[Begin Extracted entries]
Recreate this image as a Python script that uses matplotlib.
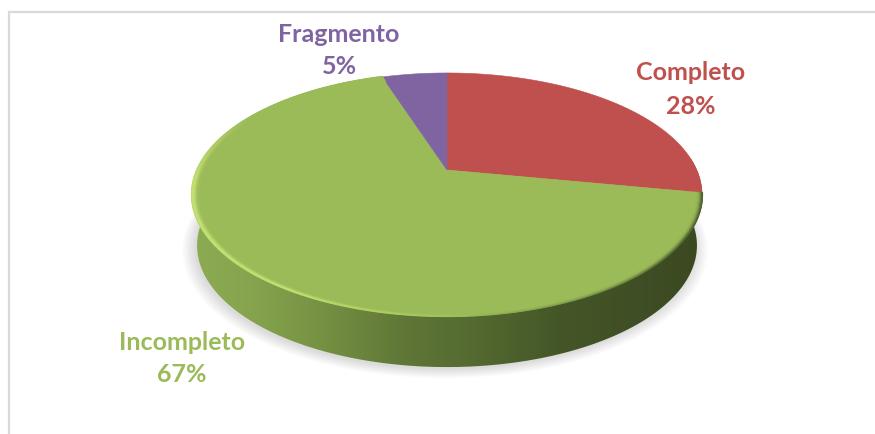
import numpy as np
import matplotlib
matplotlib.use("Agg")
import matplotlib.pyplot as plt
from matplotlib.patches import Polygon
from matplotlib.collections import LineCollection
from matplotlib.colors import LinearSegmentedColormap, to_rgb

categories = ["Completo", "Incompleto", "Fragmento"]
values = [28, 67, 5]
colors = ["#c0504d", "#9bbb59", "#8064a2"]
label_xy = [(691, 73, 106), (182, 343, 375), (339, 35, 66)]

W, H = 875, 434
fig = plt.figure(figsize=(W / 100, H / 100), dpi=100)
ax = fig.add_axes([0, 0, 1, 1])
ax.set_xlim(0, W)
ax.set_ylim(H, 0)
ax.axis("off")

# perspective projection of the pie disc
CX, CY, A, B, P = 447.0, 170.0, 249.8, 116.6, 0.2017
MID = 194.5


def top(theta):
    u, v = np.sin(theta), np.cos(theta)
    w = 1 + P * v
    return CX + A * u / w, CY - B * v / w


def bottom(theta, grow=0.0):
    x, y = top(theta)
    return CX + (x - CX) * (0.98 + grow), MID + (y - MID) * (1.0 + grow) + 51


# frame
ax.plot([8.5, 8.5, W], [H, 11.5, 11.5], color="#d9d9d9", lw=1.6, solid_joinstyle="miter", zorder=1)

# soft shadow, mostly under the front-left of the disc
full = np.linspace(0, 2 * np.pi, 361)
for g in np.linspace(0.05, 0.0, 12):
    x, y = bottom(full, g)
    ax.add_patch(Polygon(np.c_[x - 2, y + 2 + g * 60], closed=True, fc="#666666", ec="none", alpha=0.018, zorder=2))

# side wall with horizontal gradient
fr = np.radians(np.linspace(84, 278, 300))
tx, ty = top(fr)
bx, by = bottom(fr)
side = Polygon(np.r_[np.c_[tx, ty], np.c_[bx, by][::-1]], closed=True, fc="none", ec="none", zorder=3)
ax.add_patch(side)
cmap = LinearSegmentedColormap.from_list(
    "side",
    [(0.0, "#8cab52"), (0.12, "#86a44e"), (0.26, "#759042"), (0.42, "#5f7637"),
     (0.55, "#546a30"), (0.72, "#445627"), (0.88, "#3f4e24"), (1.0, "#3b4820")],
)
img = ax.imshow(np.linspace(0, 1, 512)[None, :], cmap=cmap, extent=(190, 705, H, 0),
                aspect="auto", zorder=3, interpolation="bilinear")
img.set_clip_path(side)
ax.set_xlim(0, W)
ax.set_ylim(H, 0)

# top-face wedges, clockwise from twelve o'clock
edges = np.radians(np.r_[0, np.cumsum(values)] / sum(values) * 360)
for i, col in enumerate(colors):
    th = np.linspace(edges[i], edges[i + 1], 200)
    x, y = top(th)
    ax.add_patch(Polygon(np.r_[[[CX, CY]], np.c_[x, y]], closed=True, fc=col, ec=col, lw=0.4, zorder=4))

# bevel around the green slice rim
th = np.linspace(edges[1], edges[2], 500)
green = np.array(to_rgb("#9bbb59"))
hi = np.array(to_rgb("#c4e274"))
dark = np.array(to_rgb("#4f6230"))
deg = np.degrees(th)
light = np.clip((deg - 172) / 40, 0, 1) * np.clip((300 - deg) / 35, 0, 1)
shade = np.clip((178 - deg) / 55, 0, 1)
scales = np.linspace(1.0, 0.955, 12)
for k, s in enumerate(scales):
    x, y = top(th)
    x = CX + (x - CX) * s
    y = MID + (y - MID) * s
    pts = np.c_[x, y]
    segs = np.stack([pts[:-1], pts[1:]], axis=1)
    prof = np.exp(-((k - 1.5) / 3.2) ** 2)
    edge = np.exp(-(k / 3.0) ** 2)
    c = green + (hi - green) * (light * prof)[:, None] + (dark - green) * (shade * edge)[:, None]
    ax.add_collection(LineCollection(segs, colors=np.clip(c[:-1], 0, 1), linewidths=1.5, zorder=5, capstyle="round"))

# labels
for name, val, col, (lx, y1, y2) in zip(categories, values, colors, label_xy):
    ax.text(lx, y1, name, color=col, family="Lato", weight="bold", fontsize=18, ha="center", va="center", zorder=6)
    ax.text(lx, y2, f"{val}%", color=col, family="Lato", weight="bold", fontsize=18, ha="center", va="center", zorder=6)

fig.savefig("out.png", dpi=100)
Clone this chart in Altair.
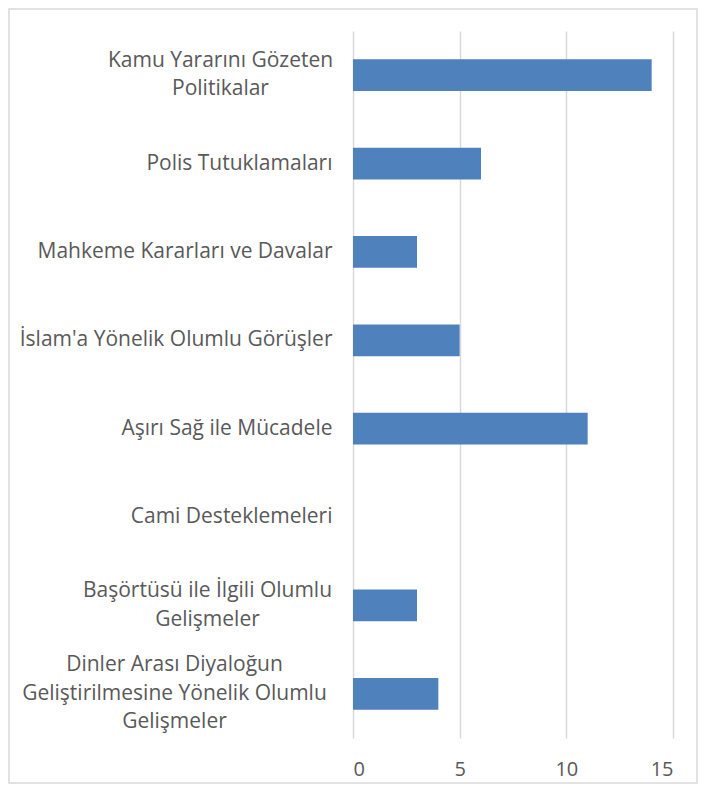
import altair as alt
import pandas as pd

categories = [
    "Kamu Yararını Gözeten\nPolitikalar",
    "Polis Tutuklamaları",
    "Mahkeme Kararları ve Davalar",
    "İslam'a Yönelik Olumlu Görüşler",
    "Aşırı Sağ ile Mücadele",
    "Cami Desteklemeleri",
    "Başörtüsü ile İlgili Olumlu\nGelişmeler",
    "Dinler Arası Diyaloğun\nGeliştirilmesine Yönelik Olumlu\nGelişmeler",
]
values = [14, 6, 3, 5, 11, 0, 3, 4]
x_ticks = [0, 5, 10, 15]

df = pd.DataFrame({"kategori": categories, "deger": values})

FONT = "Open Sans"
TEXT = "#595959"
LINE_H = 28.5

n_lines = "length(split(datum.value, '\\n'))"

bars = alt.Chart(df).mark_bar(color="#4F81BD").encode(
    x=alt.X(
        "deger:Q",
        scale=alt.Scale(domain=[0, 15], nice=False),
        axis=alt.Axis(
            values=x_ticks,
            title=None,
            grid=True,
            gridColor="#D9D9D9",
            gridWidth=1.5,
            domain=False,
            ticks=False,
            tickSize=0,
            labelPadding=21,
            labelFont=FONT,
            labelFontSize=20,
            labelColor=TEXT,
        ),
    ),
    y=alt.Y(
        "kategori:N",
        sort=categories,
        scale=alt.Scale(paddingInner=0.64, paddingOuter=0.32),
        axis=alt.Axis(
            title=None,
            domain=False,
            ticks=False,
            tickSize=0,
            labelLimit=400,
            labelFont=FONT,
            labelFontSize=21,
            labelColor=TEXT,
            labelLineHeight=LINE_H,
            labelExpr="split(datum.label, '\\n')",
            labelOffset={
                "condition": [
                    {"test": n_lines + " == 3", "value": -LINE_H},
                    {"test": n_lines + " == 2", "value": -LINE_H / 2},
                ],
                "value": 0,
            },
            labelAlign={
                "condition": {"test": n_lines + " > 1", "value": "center"},
                "value": "right",
            },
            labelPadding={
                "condition": [
                    {"test": "indexof(datum.value, 'Kamu') >= 0", "value": 133},
                    {"test": "indexof(datum.value, 'Başörtüsü') >= 0", "value": 146},
                    {"test": "indexof(datum.value, 'Dinler') >= 0", "value": 179},
                ],
                "value": 21,
            },
        ),
    ),
)

border = alt.Chart(pd.DataFrame({"a": [0]})).mark_rect(
    fill=None, stroke="#D9D9D9", strokeWidth=1.5
).encode(
    x=alt.value(-344), x2=alt.value(344), y=alt.value(-22), y2=alt.value(752)
)

chart = alt.layer(border, bars).properties(
    width=320,
    height=707,
    autosize=alt.AutoSizeParams(type="none"),
    padding={"left": 345, "top": 23, "right": 25, "bottom": 46},
).configure_view(stroke=None)

chart.save("out.html", embed_options={"renderer": "svg", "actions": False})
[End Extracted entries]
• Task details:
From the entries above, copy every line where the word "this" shows up.

• Correct result:
Recreate this image as a Python script that uses matplotlib.
Clone this chart in Altair.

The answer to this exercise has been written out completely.